Every summer I try to include in the programming mix something pastoral in nature. Over the decades several recordings have been made of George Frideric Handel's delightful masque in two acts, Acis and Galatea (1718), which like Henry Purcell's Dido and Aeneas (1689) vies for consideration as the first true opera in the English language. The libretto was written by John Gay, who a few years later would write The Beggar's Opera, the enormously popular lyric comedy.

Handel's original Cannons scoring for this pastoral entertainment called for pairs of violins, cellos, and oboes or recorders, with harpsichord. The five singers Handel required sing in solo capacity as characters in the mythic drama. They join voices to form a mini- chorus. Such were the musical resources available to the composer on the country estate of his patron, the Duke of Chandos.
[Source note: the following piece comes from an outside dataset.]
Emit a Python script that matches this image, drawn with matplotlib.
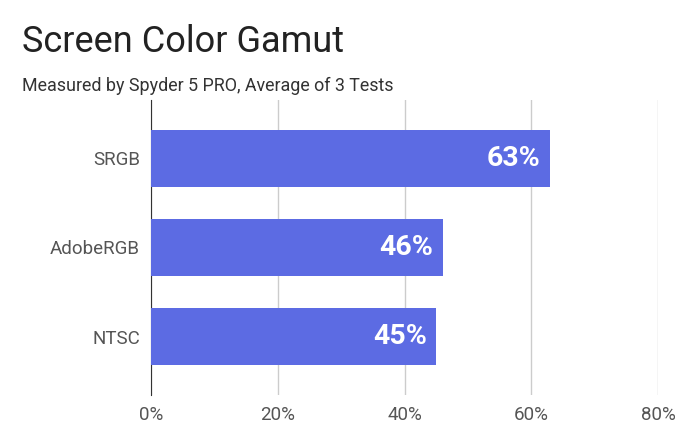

This intimate, small-scale version of the work was the one released in 1988 by Newport Classics on two compact discs. Johannes Somary conducts the tiny period instrument, Amor Artis Orchestra. I last broadcast this recording on Sunday, July 20, 2008 and before that on Sunday, June 4, 1995. The English masque was rendered into a German language secular oratorio, Handel's music adapted for a larger orchestra and rescored in high classical style by none other than Mozart in 1788. The 1991 DGG Archiv recording of the Handel/Mozart Acis und Galatea, with Trevor Pinnock conducting the English Concert, I broadcast first on Sunday, May 21, 2006 and again on Sunday, July 14, 2013.